TO DO:
Write out, word for word, the stretch of lines beginning at the one with "Write a Python" and ending at the one with "import numpy as np", omitting the images.

EXTRACTED RECORDS:
»»

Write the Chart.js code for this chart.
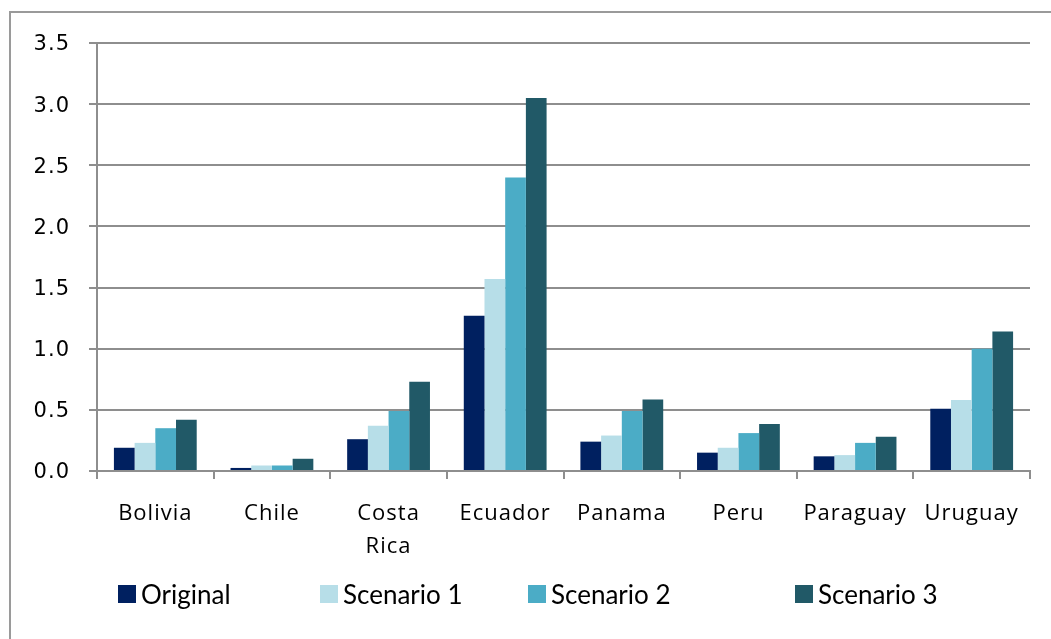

««
»»

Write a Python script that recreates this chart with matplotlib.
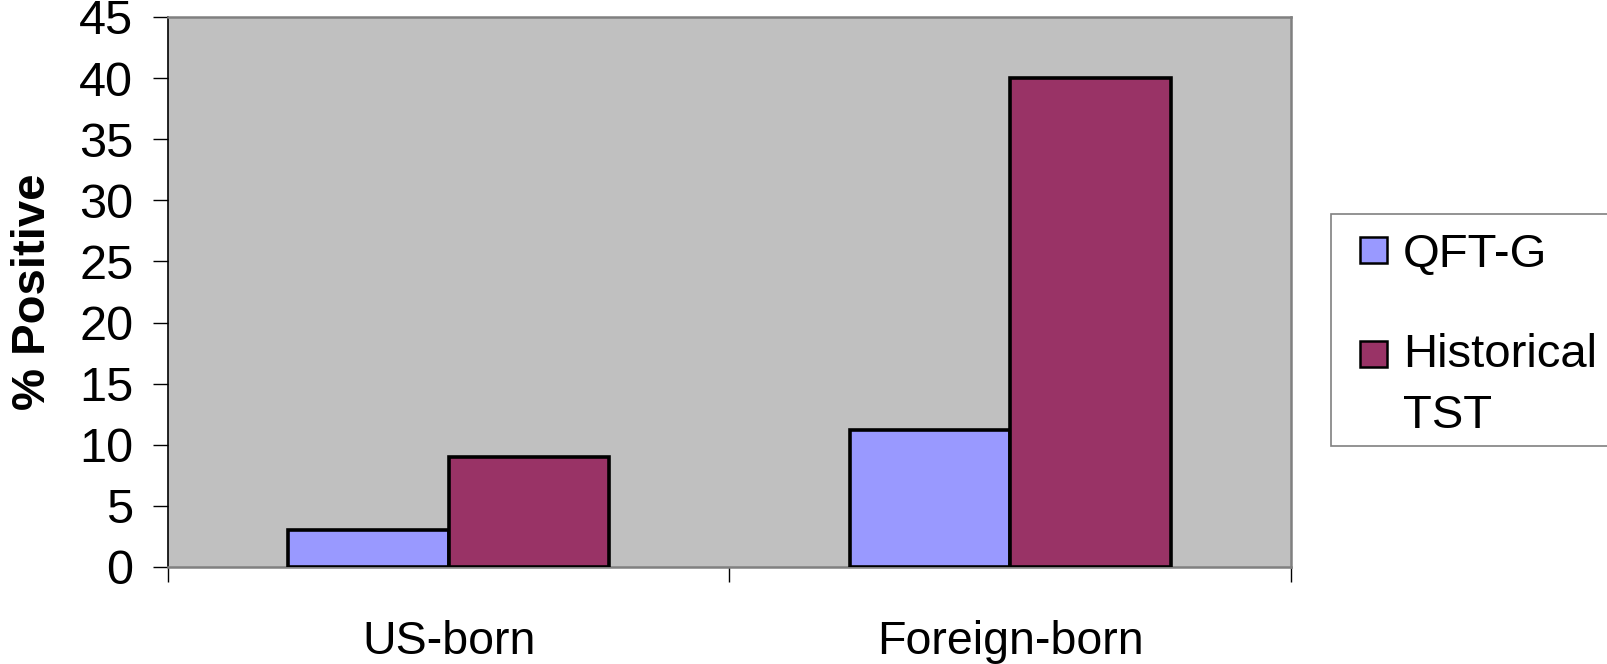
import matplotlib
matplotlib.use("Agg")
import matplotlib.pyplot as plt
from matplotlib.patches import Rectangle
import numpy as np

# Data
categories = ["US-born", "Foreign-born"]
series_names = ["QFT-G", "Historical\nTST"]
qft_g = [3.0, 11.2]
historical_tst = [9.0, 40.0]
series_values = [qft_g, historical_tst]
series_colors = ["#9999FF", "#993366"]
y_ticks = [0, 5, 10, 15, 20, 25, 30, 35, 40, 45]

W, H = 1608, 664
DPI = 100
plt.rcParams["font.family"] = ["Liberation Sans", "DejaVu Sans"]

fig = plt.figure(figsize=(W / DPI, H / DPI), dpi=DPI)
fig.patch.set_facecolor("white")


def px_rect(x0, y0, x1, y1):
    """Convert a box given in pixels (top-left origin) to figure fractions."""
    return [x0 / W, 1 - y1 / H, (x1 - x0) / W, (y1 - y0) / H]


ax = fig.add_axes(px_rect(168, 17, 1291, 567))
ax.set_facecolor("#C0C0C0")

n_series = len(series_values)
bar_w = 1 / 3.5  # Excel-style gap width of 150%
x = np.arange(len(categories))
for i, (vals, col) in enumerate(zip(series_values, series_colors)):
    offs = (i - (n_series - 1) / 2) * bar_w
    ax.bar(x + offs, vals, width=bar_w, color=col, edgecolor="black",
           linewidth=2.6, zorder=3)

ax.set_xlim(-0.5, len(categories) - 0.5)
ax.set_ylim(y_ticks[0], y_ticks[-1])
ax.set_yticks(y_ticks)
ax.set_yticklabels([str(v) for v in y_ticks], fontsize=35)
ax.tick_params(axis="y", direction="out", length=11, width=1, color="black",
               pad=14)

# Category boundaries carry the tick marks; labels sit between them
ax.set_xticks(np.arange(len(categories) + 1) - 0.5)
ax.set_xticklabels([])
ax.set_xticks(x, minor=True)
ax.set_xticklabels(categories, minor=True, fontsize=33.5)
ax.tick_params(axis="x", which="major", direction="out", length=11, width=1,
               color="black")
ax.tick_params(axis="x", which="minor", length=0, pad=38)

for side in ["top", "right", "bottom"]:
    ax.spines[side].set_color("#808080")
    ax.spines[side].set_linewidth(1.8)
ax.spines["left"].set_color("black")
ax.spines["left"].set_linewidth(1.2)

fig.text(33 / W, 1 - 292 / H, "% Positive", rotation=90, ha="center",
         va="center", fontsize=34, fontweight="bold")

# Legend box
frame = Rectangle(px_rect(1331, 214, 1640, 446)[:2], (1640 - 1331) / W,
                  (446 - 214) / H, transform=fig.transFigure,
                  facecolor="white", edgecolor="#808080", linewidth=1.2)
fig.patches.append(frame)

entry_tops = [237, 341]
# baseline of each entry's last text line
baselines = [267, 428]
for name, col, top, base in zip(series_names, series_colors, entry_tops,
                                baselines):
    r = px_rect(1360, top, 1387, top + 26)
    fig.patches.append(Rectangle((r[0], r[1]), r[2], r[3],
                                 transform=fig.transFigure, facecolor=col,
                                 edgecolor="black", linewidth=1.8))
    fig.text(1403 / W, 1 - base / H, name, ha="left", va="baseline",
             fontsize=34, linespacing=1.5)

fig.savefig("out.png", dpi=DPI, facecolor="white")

««

REPLY TO THE TASK:
Write a Python script that recreates this chart with matplotlib.
import matplotlib
matplotlib.use("Agg")
import matplotlib.pyplot as plt
from matplotlib.patches import Rectangle
import numpy as np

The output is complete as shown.